══ Material to process

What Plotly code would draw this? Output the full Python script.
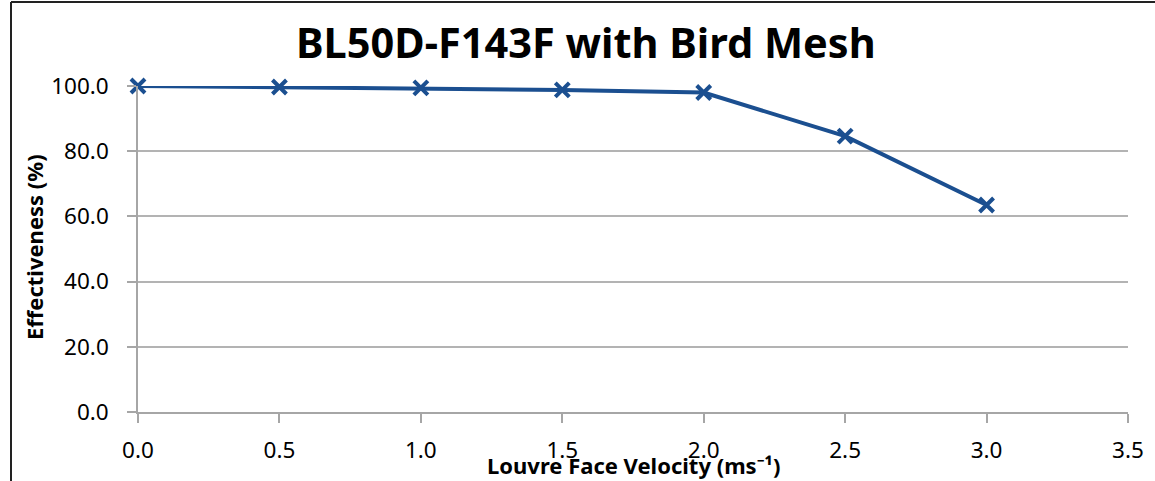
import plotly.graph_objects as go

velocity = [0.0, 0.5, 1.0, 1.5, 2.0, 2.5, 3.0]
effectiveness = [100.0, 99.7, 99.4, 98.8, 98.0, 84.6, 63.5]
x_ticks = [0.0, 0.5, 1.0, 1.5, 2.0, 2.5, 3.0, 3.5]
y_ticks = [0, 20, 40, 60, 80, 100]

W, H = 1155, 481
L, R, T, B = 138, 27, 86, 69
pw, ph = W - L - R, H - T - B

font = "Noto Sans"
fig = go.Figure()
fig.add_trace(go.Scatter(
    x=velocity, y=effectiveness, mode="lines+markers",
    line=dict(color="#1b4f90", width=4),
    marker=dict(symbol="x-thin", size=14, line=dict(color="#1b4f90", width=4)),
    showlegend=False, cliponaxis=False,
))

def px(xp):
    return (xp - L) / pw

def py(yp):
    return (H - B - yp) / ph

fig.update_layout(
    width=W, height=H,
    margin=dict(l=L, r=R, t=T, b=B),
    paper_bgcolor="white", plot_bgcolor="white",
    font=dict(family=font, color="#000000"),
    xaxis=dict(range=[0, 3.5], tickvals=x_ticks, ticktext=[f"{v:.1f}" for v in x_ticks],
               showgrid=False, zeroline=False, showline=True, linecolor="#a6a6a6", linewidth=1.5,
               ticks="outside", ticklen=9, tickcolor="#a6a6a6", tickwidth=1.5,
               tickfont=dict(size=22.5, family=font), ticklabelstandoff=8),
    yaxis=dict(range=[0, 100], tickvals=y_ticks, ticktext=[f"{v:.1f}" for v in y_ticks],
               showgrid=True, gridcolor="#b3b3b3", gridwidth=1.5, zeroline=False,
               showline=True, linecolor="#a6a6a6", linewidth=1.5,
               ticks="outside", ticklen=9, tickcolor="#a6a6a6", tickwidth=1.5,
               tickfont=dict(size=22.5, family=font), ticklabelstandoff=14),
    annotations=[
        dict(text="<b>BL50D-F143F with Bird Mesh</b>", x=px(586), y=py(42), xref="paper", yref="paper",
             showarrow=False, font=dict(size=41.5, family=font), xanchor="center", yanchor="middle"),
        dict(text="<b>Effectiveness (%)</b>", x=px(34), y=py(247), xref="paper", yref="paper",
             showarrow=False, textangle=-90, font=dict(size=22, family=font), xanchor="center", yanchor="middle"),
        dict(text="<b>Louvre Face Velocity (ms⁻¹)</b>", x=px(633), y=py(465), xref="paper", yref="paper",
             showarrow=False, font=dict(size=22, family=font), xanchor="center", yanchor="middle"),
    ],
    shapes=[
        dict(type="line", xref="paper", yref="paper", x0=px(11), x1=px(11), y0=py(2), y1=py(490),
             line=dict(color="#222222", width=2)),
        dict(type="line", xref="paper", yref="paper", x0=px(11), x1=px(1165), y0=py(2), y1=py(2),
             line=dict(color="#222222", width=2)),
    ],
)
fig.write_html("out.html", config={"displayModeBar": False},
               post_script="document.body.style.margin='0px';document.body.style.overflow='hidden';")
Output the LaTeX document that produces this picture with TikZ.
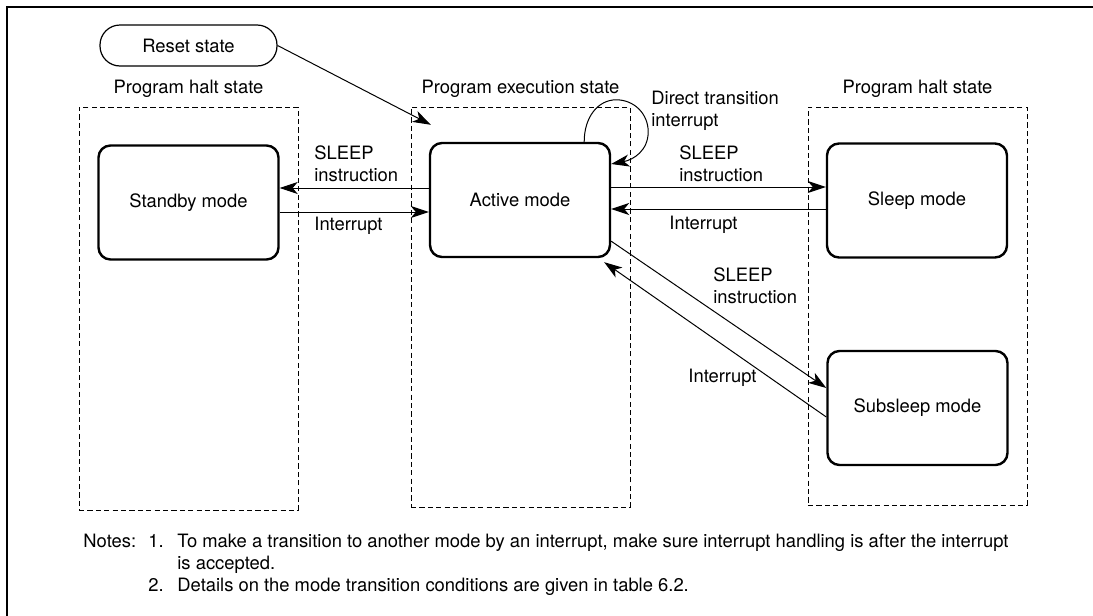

════

# Given exercise:
Word for word, quote the lines above. Omit the pictures.

# Output for this exercise:
What Plotly code would draw this? Output the full Python script.
import plotly.graph_objects as go

velocity = [0.0, 0.5, 1.0, 1.5, 2.0, 2.5, 3.0]
effectiveness = [100.0, 99.7, 99.4, 98.8, 98.0, 84.6, 63.5]
x_ticks = [0.0, 0.5, 1.0, 1.5, 2.0, 2.5, 3.0, 3.5]
y_ticks = [0, 20, 40, 60, 80, 100]

W, H = 1155, 481
L, R, T, B = 138, 27, 86, 69
pw, ph = W - L - R, H - T - B

font = "Noto Sans"
fig = go.Figure()
fig.add_trace(go.Scatter(
    x=velocity, y=effectiveness, mode="lines+markers",
    line=dict(color="#1b4f90", width=4),
    marker=dict(symbol="x-thin", size=14, line=dict(color="#1b4f90", width=4)),
    showlegend=False, cliponaxis=False,
))

def px(xp):
    return (xp - L) / pw

def py(yp):
    return (H - B - yp) / ph

fig.update_layout(
    width=W, height=H,
    margin=dict(l=L, r=R, t=T, b=B),
    paper_bgcolor="white", plot_bgcolor="white",
    font=dict(family=font, color="#000000"),
    xaxis=dict(range=[0, 3.5], tickvals=x_ticks, ticktext=[f"{v:.1f}" for v in x_ticks],
               showgrid=False, zeroline=False, showline=True, linecolor="#a6a6a6", linewidth=1.5,
               ticks="outside", ticklen=9, tickcolor="#a6a6a6", tickwidth=1.5,
               tickfont=dict(size=22.5, family=font), ticklabelstandoff=8),
    yaxis=dict(range=[0, 100], tickvals=y_ticks, ticktext=[f"{v:.1f}" for v in y_ticks],
               showgrid=True, gridcolor="#b3b3b3", gridwidth=1.5, zeroline=False,
               showline=True, linecolor="#a6a6a6", linewidth=1.5,
               ticks="outside", ticklen=9, tickcolor="#a6a6a6", tickwidth=1.5,
               tickfont=dict(size=22.5, family=font), ticklabelstandoff=14),
    annotations=[
        dict(text="<b>BL50D-F143F with Bird Mesh</b>", x=px(586), y=py(42), xref="paper", yref="paper",
             showarrow=False, font=dict(size=41.5, family=font), xanchor="center", yanchor="middle"),
        dict(text="<b>Effectiveness (%)</b>", x=px(34), y=py(247), xref="paper", yref="paper",
             showarrow=False, textangle=-90, font=dict(size=22, family=font), xanchor="center", yanchor="middle"),
        dict(text="<b>Louvre Face Velocity (ms⁻¹)</b>", x=px(633), y=py(465), xref="paper", yref="paper",
             showarrow=False, font=dict(size=22, family=font), xanchor="center", yanchor="middle"),
    ],
    shapes=[
        dict(type="line", xref="paper", yref="paper", x0=px(11), x1=px(11), y0=py(2), y1=py(490),
             line=dict(color="#222222", width=2)),
        dict(type="line", xref="paper", yref="paper", x0=px(11), x1=px(1165), y0=py(2), y1=py(2),
             line=dict(color="#222222", width=2)),
    ],
)
fig.write_html("out.html", config={"displayModeBar": False},
               post_script="document.body.style.margin='0px';document.body.style.overflow='hidden';")
Output the LaTeX document that produces this picture with TikZ.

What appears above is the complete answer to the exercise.